900 is too high. I'll try to show you how to calculate it by looking at different orders of the calculation. But first let's try to understand why $900$ is off.
The problem with $9 \cdot 10 \cdot 10$ is that you are performing a calculation without considering the effect of the choice you make for each digit. If you had 9 choices for the first digit, 10 choices for the next, and 10 choices for the next, you could do that in $9 \cdot 10 \cdot 10 = 900$ ways. Consider the case in which you chose the single digit in the hundreds place, there are 9 choices for it. Say you select a 3 for the hundreds place. You would not then have 10 choices for the doubled digit, you would have $10-1 = 9$ because 3 cannot be the doubled-digit and the single digit. Ok, so now you choose the number in the tens place you have 9 options. You choose to use the $4$ from your 9 remaining options. So in choosing the first two numbers you had 9 options and then 9 options. But now that you have decided those two and which is repeating you have only 1 option for the final digit, it must be a 4. So your choices were really 9 options, 9 options, 1 option. The $9 \times 10 \times 10$ assumes that a choice for one digit does not diminish the range of choices for a later digit.
Below I'll show a few ways you could solve the problem.
Choosing the double-digit first
If the double digit includes the first digit then you have ${9 \choose 1}$ choices for the double digit and ${10 -1 \choose 1}$ choices for the remaining digit since one of the digits was chosen for the doubled digit and we don't want to count combinations in which all three digits are the same. So ${9 \choose 1} \cdot {9 \choose 1} = 81$ ways this can happen. However, the double digit can be either in the second or third digit, so we have 2 choices of where to place it so ${9 \choose 1} \cdot {9 \choose 1} \cdot 2 = 162$.

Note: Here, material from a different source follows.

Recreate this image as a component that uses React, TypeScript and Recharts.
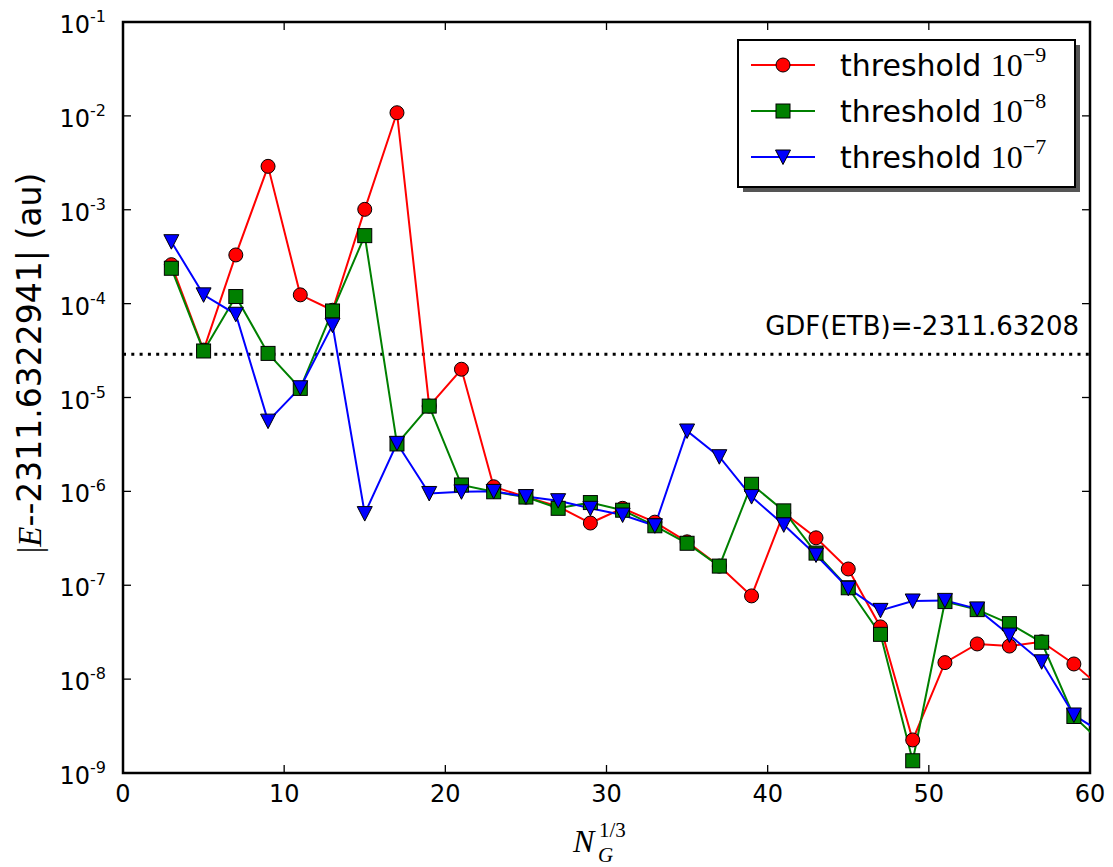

If the single digit is in the hundreds place there are ${9 \choose 1}$ ways it can be chosen. Once selected that leaves ${10-1 \choose 1}$ ways to select the double digit in the tens/ones place. There is only one way to place the double digits into the tens/ones so we don't have to double the result. We have ${9 \choose 1} \cdot {9 \choose 1} = 81$ ways this can be done.
Combining these results we have 243 numbers with two digits the same and one different.

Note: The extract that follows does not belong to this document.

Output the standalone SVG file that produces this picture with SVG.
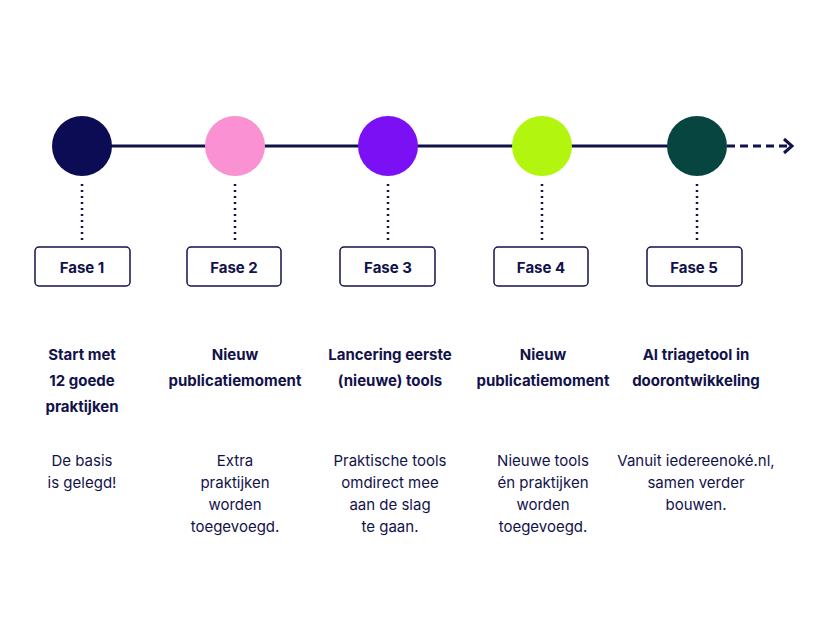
<svg xmlns="http://www.w3.org/2000/svg" width="830" height="622" viewBox="0 0 830 622">
<style>
.t{font-family:"Inter","Liberation Sans",sans-serif;font-size:15px;fill:#12124a;text-anchor:middle}
.b{font-weight:700}
.box{fill:#fff;stroke:#12124a;stroke-width:1.5}
.dot{stroke:#12124a;stroke-width:2.5;stroke-dasharray:2 4}
</style>
<rect width="830" height="622" fill="#fff"/>
<g id="connectors" stroke="#12124a" fill="none">
<line x1="82" y1="146" x2="697" y2="146" stroke-width="3"/>
<line x1="727" y1="146" x2="790" y2="146" stroke-width="3" stroke-dasharray="8 5"/>
<polyline points="784,139 792,146 784,153" stroke-width="3"/>
<line class="dot" x1="82" y1="184" x2="82" y2="240"/>
<line class="dot" x1="235" y1="184" x2="235" y2="240"/>
<line class="dot" x1="388" y1="184" x2="388" y2="240"/>
<line class="dot" x1="542" y1="184" x2="542" y2="240"/>
<line class="dot" x1="697" y1="184" x2="697" y2="240"/>
</g>
<g id="fase1">
<circle cx="82" cy="146" r="30" fill="#0c0c55"/>
<rect class="box" x="35" y="247" width="95" height="39" rx="4"/>
<text class="t b" x="82" y="273">Fase 1</text>
<text class="t b" x="82" y="360">Start met</text>
<text class="t b" x="82" y="386">12 goede</text>
<text class="t b" x="82" y="412">praktijken</text>
<text class="t" x="82" y="466">De basis</text>
<text class="t" x="82" y="488">is gelegd!</text>
</g>
<g id="fase2">
<circle cx="235" cy="146" r="30" fill="#f991d3"/>
<rect class="box" x="187" y="247" width="94" height="39" rx="4"/>
<text class="t b" x="234" y="273">Fase 2</text>
<text class="t b" x="235" y="360">Nieuw</text>
<text class="t b" x="235" y="386">publicatiemoment</text>
<text class="t" x="235" y="466">Extra</text>
<text class="t" x="235" y="488">praktijken</text>
<text class="t" x="235" y="510">worden</text>
<text class="t" x="235" y="532">toegevoegd.</text>
</g>
<g id="fase3">
<circle cx="388" cy="146" r="30" fill="#7b10f5"/>
<rect class="box" x="340" y="247" width="95" height="39" rx="4"/>
<text class="t b" x="388" y="273">Fase 3</text>
<text class="t b" x="390" y="360">Lancering eerste</text>
<text class="t b" x="390" y="386">(nieuwe) tools</text>
<text class="t" x="390" y="466">Praktische tools</text>
<text class="t" x="390" y="488">omdirect mee</text>
<text class="t" x="390" y="510">aan de slag</text>
<text class="t" x="390" y="532">te gaan.</text>
</g>
<g id="fase4">
<circle cx="542" cy="146" r="30" fill="#b2f60f"/>
<rect class="box" x="494" y="247" width="94" height="39" rx="4"/>
<text class="t b" x="541" y="273">Fase 4</text>
<text class="t b" x="543" y="360">Nieuw</text>
<text class="t b" x="543" y="386">publicatiemoment</text>
<text class="t" x="543" y="466">Nieuwe tools</text>
<text class="t" x="543" y="488">én praktijken</text>
<text class="t" x="543" y="510">worden</text>
<text class="t" x="543" y="532">toegevoegd.</text>
</g>
<g id="fase5">
<circle cx="697" cy="146" r="30" fill="#074541"/>
<rect class="box" x="647" y="247" width="95" height="39" rx="4"/>
<text class="t b" x="694" y="273">Fase 5</text>
<text class="t b" x="696" y="360">AI triagetool in</text>
<text class="t b" x="696" y="386">doorontwikkeling</text>
<text class="t" x="696" y="466">Vanuit iedereenoké.nl,</text>
<text class="t" x="696" y="488">samen verder</text>
<text class="t" x="696" y="510">bouwen.</text>
</g>
</svg>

Choosing the single-digit first with a twist
Let the single digit [1-9] fall in the hundreds place there are ${9 \choose 1}$ choices. With this single-digit position, the doubled digit may fall in the range [0-9], so we have ${10 -1 \choose 1}$ choices. Therefore with the single-digit in the hundreds there are ${9 \choose 1} \cdot {9 \choose 1} = 81$ numbers.
Now let the single digit be in the tens or ones place. Here's the twist, in these cases if we consider choosing the single digit first we have 10 choices, but depending on which choice we make we have to consider the choices for the hundred's place differently. So for simplicity, let's choose the double-digit first in these cases there are ${9 \choose 1}$ choices for the double digit, and ${10 - 1 \choose 1}$ choices for the single digit as well as ${2 \choose 1}$ locations for the single digit. So, ${9 \choose 1} \cdot {2 \choose 1} \cdot {10 -1 \choose 1} = 162$ numbers. Again there are $81 + 162 = 243$ such numbers.
Really actually choosing the single-digit first
I've already looked at what happens if you choose the single-digit in the hundred's place: ${9 \choose 1} \cdot {10 - 1 \choose 1} = 81$ such numbers.
Now, if we are truly set on calculating the outcomes and choosing the single digit first, it's easiest to consider two non-overlapping cases. Case 1: the single digit is in the range [1-9] and case 2: the single digit is a 0.
If the single-digit is in the range [1,9], then there are ${2 \choose 1}$ positions it can occupy combined with ${9 -1 \choose 1}$ choices for the double-digit we have ${9 \choose 1} \cdot {2 \choose 1} \cdot {9-1 \choose 1} = 144$ numbers. If the single digit is a zero, then there are ${9 \choose 1}$ choices for the double digit so we have ${1 \choose 1} \cdot {2 \choose 1} \cdot {9 \choose 1} = 18$ such numbers.
Again there are $18 + 144 + 81 = 243$ such numbers.